I haven’t—because as with most things, experiencing it precludes the need to understand it—but we do like to put things into contexts, and there are fanciful and unfanciful ways to think about it.
Phantom memories of another life? Interesting, but if you mean “past” life, my hypnagogic reveries usually have the markings of the current time, more or less, not the past, and deal with people and events I have no conscious knowledge or memory of. Maybe better to say, another self—or one that took one of the infinite other roads that keep branching out with the unfolding of reality. And from here, the denizens of that parallel dimension appear like ghosts. This is perhaps what ghosts are: not entities in our realm, but imperfectly perceived traces of their reality in another.

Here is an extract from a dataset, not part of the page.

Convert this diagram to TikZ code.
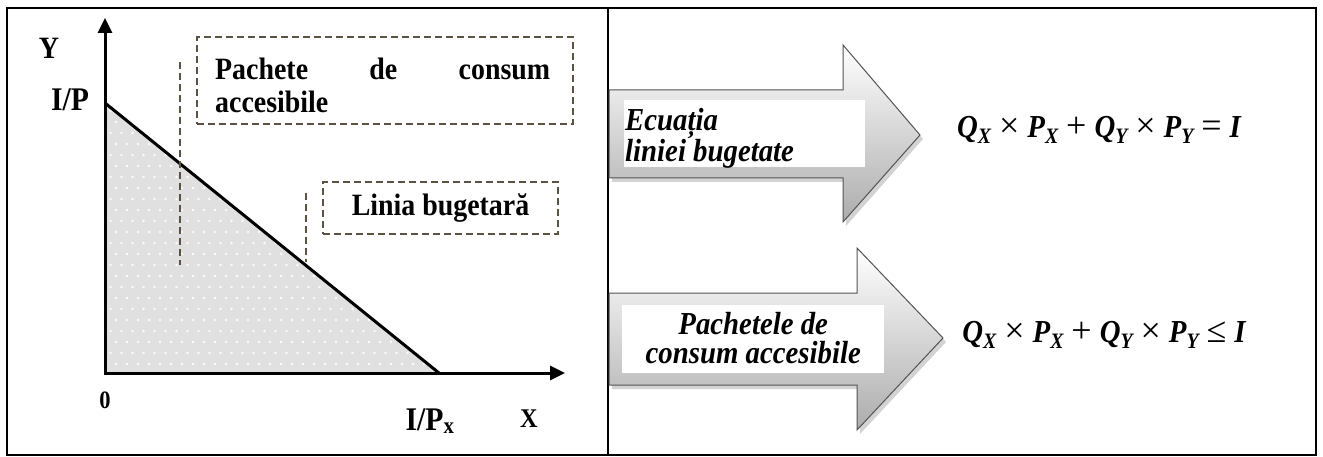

The idea that at one time and place or another human beings have lived every kind of experience, and it doesn’t matter who lived it, all human experience belongs to everybody? Consciousness is universal and accessible to all—you could trade with someone else’s perspective and never know it, because “you” are your center of consciousness. And your own experiences, once lived and coded into memory, are no less ephemeral than the ones that float mysteriously through your mind.

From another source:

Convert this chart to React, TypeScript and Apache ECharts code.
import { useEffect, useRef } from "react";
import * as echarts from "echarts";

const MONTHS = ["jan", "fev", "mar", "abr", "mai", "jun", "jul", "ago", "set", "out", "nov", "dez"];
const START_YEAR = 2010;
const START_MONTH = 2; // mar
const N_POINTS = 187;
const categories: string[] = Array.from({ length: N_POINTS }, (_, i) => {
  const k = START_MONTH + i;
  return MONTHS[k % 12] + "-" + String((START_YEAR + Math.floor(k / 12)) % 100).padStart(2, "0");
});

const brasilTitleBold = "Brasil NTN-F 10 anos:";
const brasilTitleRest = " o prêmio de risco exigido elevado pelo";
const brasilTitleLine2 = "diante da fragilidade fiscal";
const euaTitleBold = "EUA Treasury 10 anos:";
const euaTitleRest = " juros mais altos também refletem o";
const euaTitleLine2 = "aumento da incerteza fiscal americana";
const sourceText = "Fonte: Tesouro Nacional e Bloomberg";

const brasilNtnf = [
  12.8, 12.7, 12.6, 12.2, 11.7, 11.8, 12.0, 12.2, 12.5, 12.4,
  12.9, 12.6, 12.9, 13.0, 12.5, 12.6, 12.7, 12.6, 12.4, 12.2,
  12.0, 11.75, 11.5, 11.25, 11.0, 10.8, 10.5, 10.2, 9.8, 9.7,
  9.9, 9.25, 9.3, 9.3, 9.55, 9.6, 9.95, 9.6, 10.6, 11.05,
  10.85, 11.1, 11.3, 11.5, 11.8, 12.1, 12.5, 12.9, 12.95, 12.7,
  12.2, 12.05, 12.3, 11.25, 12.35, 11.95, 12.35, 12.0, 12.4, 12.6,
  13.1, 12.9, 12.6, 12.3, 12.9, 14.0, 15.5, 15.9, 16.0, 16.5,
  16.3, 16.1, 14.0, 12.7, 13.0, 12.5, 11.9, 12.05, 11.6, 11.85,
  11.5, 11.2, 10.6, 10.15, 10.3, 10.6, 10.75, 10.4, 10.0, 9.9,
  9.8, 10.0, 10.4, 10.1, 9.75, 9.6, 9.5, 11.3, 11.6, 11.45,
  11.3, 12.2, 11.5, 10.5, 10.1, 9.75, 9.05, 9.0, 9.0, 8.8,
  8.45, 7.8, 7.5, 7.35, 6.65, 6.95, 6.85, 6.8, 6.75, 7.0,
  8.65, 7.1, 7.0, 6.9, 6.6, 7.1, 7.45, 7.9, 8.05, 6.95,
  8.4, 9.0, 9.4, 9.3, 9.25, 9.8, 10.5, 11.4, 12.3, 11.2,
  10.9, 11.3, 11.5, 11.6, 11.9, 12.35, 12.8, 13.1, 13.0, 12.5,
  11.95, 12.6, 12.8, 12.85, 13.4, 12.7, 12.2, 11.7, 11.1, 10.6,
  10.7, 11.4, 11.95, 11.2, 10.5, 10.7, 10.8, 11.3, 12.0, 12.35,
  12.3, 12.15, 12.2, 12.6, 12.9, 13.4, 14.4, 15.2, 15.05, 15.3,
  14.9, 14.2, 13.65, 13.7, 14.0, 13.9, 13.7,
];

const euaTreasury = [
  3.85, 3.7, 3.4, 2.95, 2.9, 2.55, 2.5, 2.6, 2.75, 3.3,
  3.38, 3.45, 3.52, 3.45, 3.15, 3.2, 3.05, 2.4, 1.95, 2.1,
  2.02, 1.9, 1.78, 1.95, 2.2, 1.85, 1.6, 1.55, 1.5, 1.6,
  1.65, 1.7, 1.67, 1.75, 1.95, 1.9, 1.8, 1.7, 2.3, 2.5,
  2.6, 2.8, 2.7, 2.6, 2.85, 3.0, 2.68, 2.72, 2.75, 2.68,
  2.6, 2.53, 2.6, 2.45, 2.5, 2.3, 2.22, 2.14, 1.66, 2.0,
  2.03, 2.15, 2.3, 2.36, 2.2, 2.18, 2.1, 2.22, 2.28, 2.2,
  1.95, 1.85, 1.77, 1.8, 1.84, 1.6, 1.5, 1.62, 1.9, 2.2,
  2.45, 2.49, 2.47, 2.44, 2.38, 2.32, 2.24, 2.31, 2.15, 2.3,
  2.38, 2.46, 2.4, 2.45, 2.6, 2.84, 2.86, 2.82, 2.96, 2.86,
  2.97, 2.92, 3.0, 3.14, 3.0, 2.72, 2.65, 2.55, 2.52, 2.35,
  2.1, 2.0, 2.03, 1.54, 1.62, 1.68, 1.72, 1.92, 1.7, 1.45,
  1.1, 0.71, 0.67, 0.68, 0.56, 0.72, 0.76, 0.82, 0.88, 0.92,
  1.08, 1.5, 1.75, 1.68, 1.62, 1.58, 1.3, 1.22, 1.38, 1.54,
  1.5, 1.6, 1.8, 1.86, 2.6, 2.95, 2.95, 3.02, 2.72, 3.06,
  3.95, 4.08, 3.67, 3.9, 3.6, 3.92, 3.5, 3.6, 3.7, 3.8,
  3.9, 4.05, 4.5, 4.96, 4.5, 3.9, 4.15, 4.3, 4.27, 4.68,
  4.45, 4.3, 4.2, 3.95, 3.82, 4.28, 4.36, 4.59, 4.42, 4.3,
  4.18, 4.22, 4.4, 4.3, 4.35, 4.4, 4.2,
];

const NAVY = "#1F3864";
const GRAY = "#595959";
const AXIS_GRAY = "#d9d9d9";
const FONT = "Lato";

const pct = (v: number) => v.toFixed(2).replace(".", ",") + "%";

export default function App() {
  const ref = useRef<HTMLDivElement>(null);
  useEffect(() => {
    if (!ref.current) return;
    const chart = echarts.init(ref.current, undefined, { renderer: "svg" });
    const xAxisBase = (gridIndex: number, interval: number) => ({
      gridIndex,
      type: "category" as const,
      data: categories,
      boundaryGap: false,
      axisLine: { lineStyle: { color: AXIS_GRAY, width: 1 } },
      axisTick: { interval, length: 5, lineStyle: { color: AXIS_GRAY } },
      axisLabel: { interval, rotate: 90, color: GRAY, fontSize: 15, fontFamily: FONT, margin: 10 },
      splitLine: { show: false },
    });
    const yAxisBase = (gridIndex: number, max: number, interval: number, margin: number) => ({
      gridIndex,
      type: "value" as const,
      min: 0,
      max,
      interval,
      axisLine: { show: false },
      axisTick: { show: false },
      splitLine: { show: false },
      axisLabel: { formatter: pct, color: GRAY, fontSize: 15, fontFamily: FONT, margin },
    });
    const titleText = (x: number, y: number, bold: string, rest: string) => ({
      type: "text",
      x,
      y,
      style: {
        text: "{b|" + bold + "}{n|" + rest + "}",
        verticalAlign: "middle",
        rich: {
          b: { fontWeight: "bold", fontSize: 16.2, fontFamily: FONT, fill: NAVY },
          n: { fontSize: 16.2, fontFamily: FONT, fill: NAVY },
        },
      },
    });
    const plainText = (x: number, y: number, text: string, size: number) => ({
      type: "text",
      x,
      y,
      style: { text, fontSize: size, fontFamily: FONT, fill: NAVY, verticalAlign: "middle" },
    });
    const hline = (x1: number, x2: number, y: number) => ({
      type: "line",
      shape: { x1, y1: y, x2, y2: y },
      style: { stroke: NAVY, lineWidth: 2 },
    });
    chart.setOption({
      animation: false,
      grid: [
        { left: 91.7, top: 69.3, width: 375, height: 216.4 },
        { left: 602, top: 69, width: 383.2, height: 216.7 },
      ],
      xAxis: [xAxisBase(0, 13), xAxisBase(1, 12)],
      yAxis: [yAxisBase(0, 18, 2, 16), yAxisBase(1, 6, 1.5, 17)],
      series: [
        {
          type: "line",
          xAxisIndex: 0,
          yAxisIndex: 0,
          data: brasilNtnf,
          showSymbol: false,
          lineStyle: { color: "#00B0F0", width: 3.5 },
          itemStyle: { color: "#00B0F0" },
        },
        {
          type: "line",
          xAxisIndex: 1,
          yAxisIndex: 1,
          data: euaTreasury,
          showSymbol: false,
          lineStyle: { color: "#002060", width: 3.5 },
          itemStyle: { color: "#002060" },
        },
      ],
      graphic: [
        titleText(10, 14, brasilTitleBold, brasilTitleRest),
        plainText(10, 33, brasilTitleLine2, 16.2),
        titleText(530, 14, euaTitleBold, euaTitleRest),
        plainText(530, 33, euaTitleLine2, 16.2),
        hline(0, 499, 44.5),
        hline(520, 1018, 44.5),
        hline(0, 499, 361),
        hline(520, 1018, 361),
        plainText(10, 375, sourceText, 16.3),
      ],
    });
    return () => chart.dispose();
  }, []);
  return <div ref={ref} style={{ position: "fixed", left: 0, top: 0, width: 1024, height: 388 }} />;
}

Tetris effect? I experience this frequently, when my mind keeps “reading” after I have put down my book and closed my eyes—generating an inner monologue that is pure invention, maybe connected to what I was reading, maybe not—sensible on some trans-verbal level. But that’s as far as the Tetris effect goes.
Epiphenomenon? So science would have it. And maybe these vignettes are negligible and accidental byproducts of the more measurable workings of the mind. Unless epiphenomena are the scraps left over when the mold of the prevailing narrative has cut out its cookies—a sure sign the narrative is incomplete.
The Default Mode Network? Modern neuroscience has determined that some network of the brain is always active, and the whole never really “rests.” So it may be helpful, but not really accurate, to say that the DMN characterizes the brain at rest—more accurate to say it is active when the brain is not consciously engaged in anything: what the brain thinks about when it’s not thinking about anything. This is the space where hypnagogic visions originate. But how to explain their mimicry of previously unknown human experience? It’s like the fantasies, science says, generated by the dying brain. To which I can only say, if the brain is that good at creating the illusion of reality, how can we know if what we think of as “true” reality is not an analogous simulation? And how can we presume that there is a base reality common to all?
The English spiritual teacher Rupert Spira has an interesting way of framing the matter. Spira’s “Direct Path” to Enlightenment involves not the discovery of something previously unknown, but like Plato the recognition of something previously known and forgotten: our “true nature.” It is an anti-dualistic way of thinking: our true nature is the One. The enemy of this awareness is ego, which wants the job of “true nature” for itself, though in spite of its arsenal, is woefully unequal to the task. “When we let go of the content of experience, we recognise our being, which we were always knowing without realising it.” So the combatants are awareness of experience and awareness of being. Spiritual guides like Spira always say “let go” as though that were something you could just decide to do—as though the preoccupation of a major part of your brain was something you could easily dismiss. In other words, it’s not easy, and when the realm of non-experience seems an existential threat to the ego, the ego will manufacture drama out of self-preservation.
Could be that.
Hypnagogic visions are the antithesis of self-preoccupation.